# BLDC Motor - supply current vs line to line current

I have a BLDC Motor. I am measuring the current coming from the DC power supply. How is the measured current related to the line to line current?

Thanks

The relationship between power input from the supply and power absorbed by the motor is obvious, but deriving an exact relationship between supply current and phase current is not.

If you are considering a 3 phase BLDC motor with 6 step commutation (not sine wave drive) some assumptions can be made:-

1. Phase-to-phase voltage is an AC trapezoid wave, with peak voltage equaling the supply voltage.

2. Motor current in each phase line approximates a bipolar 'square' wave with a duty cycle of 2/3, 1/3 flowing at full supply voltage and the other 1/3 while voltage is ramping down to zero.

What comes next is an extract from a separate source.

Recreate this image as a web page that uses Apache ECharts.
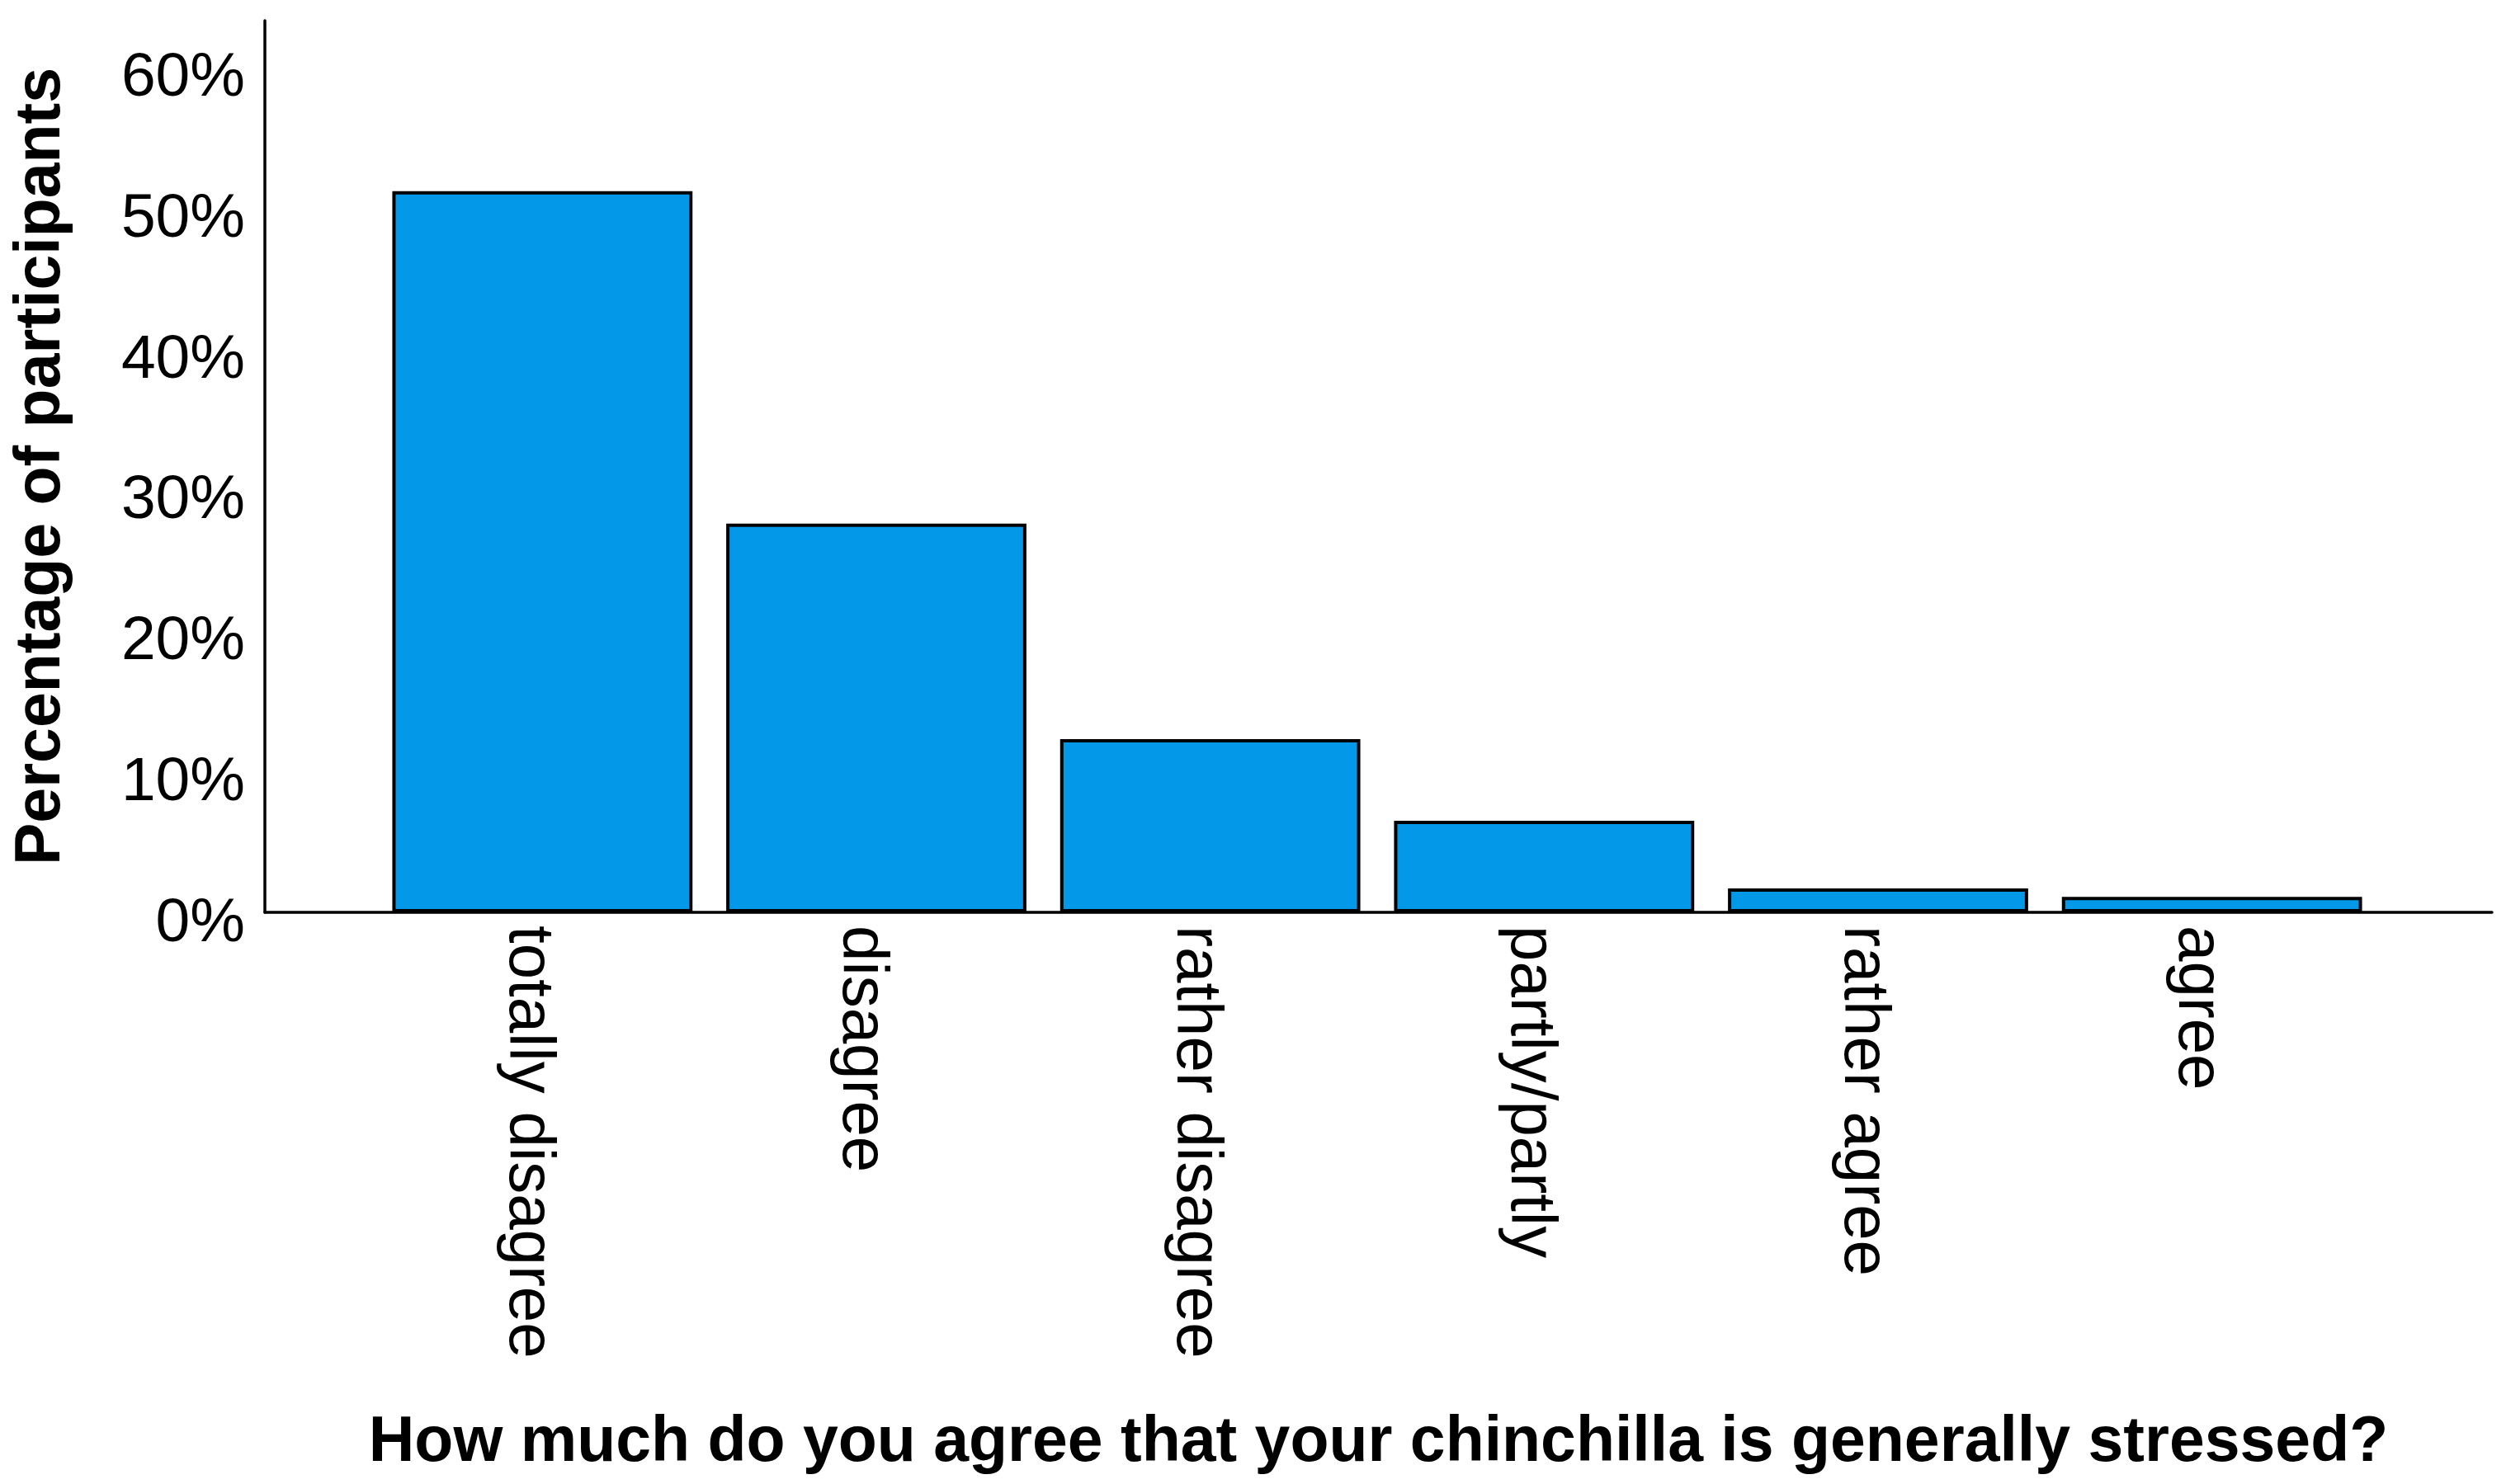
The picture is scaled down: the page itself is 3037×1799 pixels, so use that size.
<!DOCTYPE html>
<html>
<head>
<meta charset="utf-8">
<title>Chinchilla stress</title>
<script src="https://cdn.jsdelivr.net/npm/echarts@6/dist/echarts.min.js"></script>
<style>
	html, body { margin: 0; padding: 0; background: #fff; }
	#chart { width: 3037px; height: 1799px; }
</style>
</head>
<body>
<div id="chart"></div>
<script>
// answers to "How much do you agree that your chinchilla is generally stressed?"
const categories = ['totally disagree', 'disagree', 'rather disagree', 'partly/partly', 'rather agree', 'agree'];
const percentages = [51.2, 27.6, 12.3, 6.5, 1.7, 1.1];
const yMax = 63.3;
const yStep = 10;

const font = 'Liberation Sans, Arial, sans-serif';
const ink = '#000';

const myChart = echarts.init(document.getElementById('chart'), null, { renderer: 'canvas' });

// frame grid carries the axis lines and titles, bar grid is inset so the bars sit like in SPSS
const frame = { left: 321, right: 17, top: 25, bottom: 693 };
const bars = { left: 455, right: 154, top: 25, bottom: 693 };

const option = {
	backgroundColor: '#fff',
	animation: false,
	grid: [
		Object.assign({ containLabel: false, outerBoundsMode: 'none' }, frame),
		Object.assign({ containLabel: false, outerBoundsMode: 'none' }, bars)
	],
	xAxis: [{
		gridIndex: 0,
		type: 'value',
		min: 0,
		max: 1,
		axisLine: { show: true, onZero: false, lineStyle: { color: ink, width: 3.5 } },
		axisTick: { show: false },
		axisLabel: { show: false },
		splitLine: { show: false },
		name: 'How much do you agree that your chinchilla is generally stressed?',
		nameLocation: 'middle',
		nameGap: 605,
		nameTextStyle: { fontFamily: font, fontSize: 77, fontWeight: 'bold', color: ink }
	}, {
		gridIndex: 1,
		type: 'category',
		data: categories,
		axisLine: { show: false },
		axisTick: { show: false },
		axisLabel: {
			rotate: -90,
			interval: 0,
			margin: 16,
			verticalAlign: 'top',
			lineHeight: 36,
			fontFamily: font,
			fontSize: 78,
			color: ink
		}
	}],
	yAxis: [{
		gridIndex: 0,
		type: 'value',
		min: 0,
		max: yMax,
		interval: yStep,
		axisLine: { show: true, lineStyle: { color: ink, width: 3.5 } },
		axisTick: { show: false },
		splitLine: { show: false },
		axisLabel: {
			margin: 24,
			verticalAlign: 'top',
			lineHeight: 28,
			fontFamily: font,
			fontSize: 75,
			color: ink,
			formatter: (v) => (v % yStep === 0 ? v + '%' : '')
		},
		name: 'Percentage of participants',
		nameLocation: 'middle',
		nameGap: 232,
		nameTextStyle: { fontFamily: font, fontSize: 77, fontWeight: 'bold', color: ink }
	}, {
		gridIndex: 1,
		type: 'value',
		min: 0,
		max: yMax,
		show: false
	}],
	series: [{
		type: 'bar',
		xAxisIndex: 1,
		yAxisIndex: 1,
		data: percentages,
		barCategoryGap: '10.1%',
		itemStyle: {
			color: '#0398e8',
			borderColor: ink,
			borderWidth: 4
		}
	}]
};

myChart.setOption(option);
</script>
</body>
</html>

From this information it should be possible to calculate the rms current. However in practice the current waveform may vary dramatically depending on motor inductance, back-emf, mechanical load and PWM ratio, making calculations much more complex because motor and controller characteristics must be included. Accurately measuring rms phase current can also be challenging.

Here are some scope traces of a motor I tested. In the first image the motor is running free. Phase-to-phase voltage is a well defined trapezoid, but current has a large ripple component and high crest factor (2.4A peak vs 1.3A DC supply current).

The second trace shows current in a heavily loaded motor. Here we see the current waveform has become more 'square' but has a slope due to winding inductance. Peak phase current is now only slightly higher than DC supply current:-

The third trace was taken at a higher supply voltage, but with PWM lowered to 60% to get the same motor output power. The waveform has become triangular, with current recirculating through the controller during the 40% PWM 'off' time (downward slope of the triangle wave). During this time no current is drawn from the power supply, so average motor current is 100/60 = 1.67 times higher than the power supply current. Peak phase current is even higher, in this case ~3.3 times higher.

The power coming from the DC power supply is equal to the power input to the motor plus the losses in any controller that is between the power supply and the converter. You will need to calculate the power based on that principle.